Mario tiene ahora 28 años. Vive con su mujer y sus tres hijos, de 8 y 3 años y de dos meses. Apoyado por ATE, inició una demanda judicial para pedir su reincorporación. Mientras, está buscando un nuevo empleo.
De pibe, Víctor y sus hermanos habían conformado una bandita temible en la Villa 31. “A los 15 años había perdido a mi madre y nunca tuve un padre que me pudiera decir lo que tenía que hacer. La vida me fue llevando por este camino: yo me mataba en la calle y nos íbamos a robar para comprar ropa o zapatillas”, le cuenta a Página/12. A los 24 años cayó en prisión, junto con sus hermanos. Estuvo dos años, hasta 2001, pero cuando salió volvió a las andadas: “Apenas estuve once meses afuera, volví a caer en 2002 y estuve otros dos años.” ¿Las causas? Tenencia de arma y lesiones. “Esa vez me dije que nunca más me tenía que pasar.”
Con las barajas mezcladas, la mano que vino después, en su retorno al barrio, fue distinta: entró en el Programa de Prevención del Delito del gobierno porteño, a cargo de Claudio Suárez, donde lo ayudaron a conseguir un trabajo. “Hice un curso de promotor ambiental, en el Ministerio de Ambiente”, dice. Después de capacitarse, empezó a trabajar como supervisor entre recolectores y cartoneros.

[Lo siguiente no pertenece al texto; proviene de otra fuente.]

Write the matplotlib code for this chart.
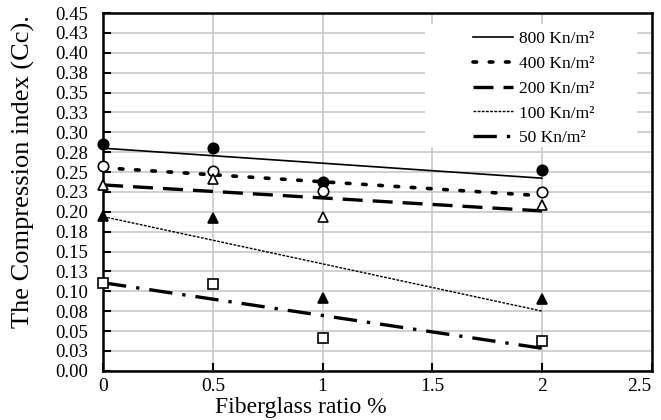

El cambio de Víctor ocurrió en su última temporada en prisión. “Ahí terminé la secundaria y empecé a estudiar Derecho, en el Centro Universitario de Devoto”, cuenta. Y cuando salió continuó con los estudios hasta que se diplomó. “Un día me crucé con la profesora Patricia Antúnez. Ella me venía a buscar en mi peor época para que yo no dejara la escuela. Ahora, cuando se enteró de que estaba estudiando Derecho, me llevó a su escuela para dar un taller sobre ‘Caminos de la memoria’, sobre derechos humanos y sociales.” Ahora, Víctor es profesor en la ENEM Nº 6, la escuela secundaria del barrio.
En dos ocasiones, el Estado le había dado una oportunidad y él le sacó provecho. En septiembre hizo los trámites para entrar en el régimen de empleo público. “Me pidieron los antecedentes penales y los volví a presentar”, cuenta. Pero el 21 de febrero le notificaron que quedaba prescindible. En marzo cobró su último sueldo, de 1500 pesos.
“Nos cuesta conseguir trabajo del otro lado –dice en alusión al sector privado, fuera de la villa–. Es que cuando das la dirección de acá, no te toman ni de repositor de supermercado.”
Víctor le escapó a la reincidencia, además, con trabajo social. Junto con su hermano Esteban, armó el club Cancha 9 y la Cooperativa El Salvador, donde trabajan una docena de pibes del barrio. “Ellos están en la misma situación en la que estaba yo, pero la diferencia es que tienen una oportunidad de trabajo: no tienen que ir a robar para comprarse un par de zapatillas.”
A Víctor no lo ayudó su gremio, el Sutecba. Por eso recurrió al Inadi, donde los abogados están encuadrando su caso como un hecho de discriminación. Van a pedir la inconstitucionalidad del artículo 7 de la ley de Empleo Público, que le prohíbe al Estado contratar a personas con antecedentes penales, sin importarle si esa persona ha dado muestras de que quiere incorporarse al mundo del trabajo para no volver a delinquir.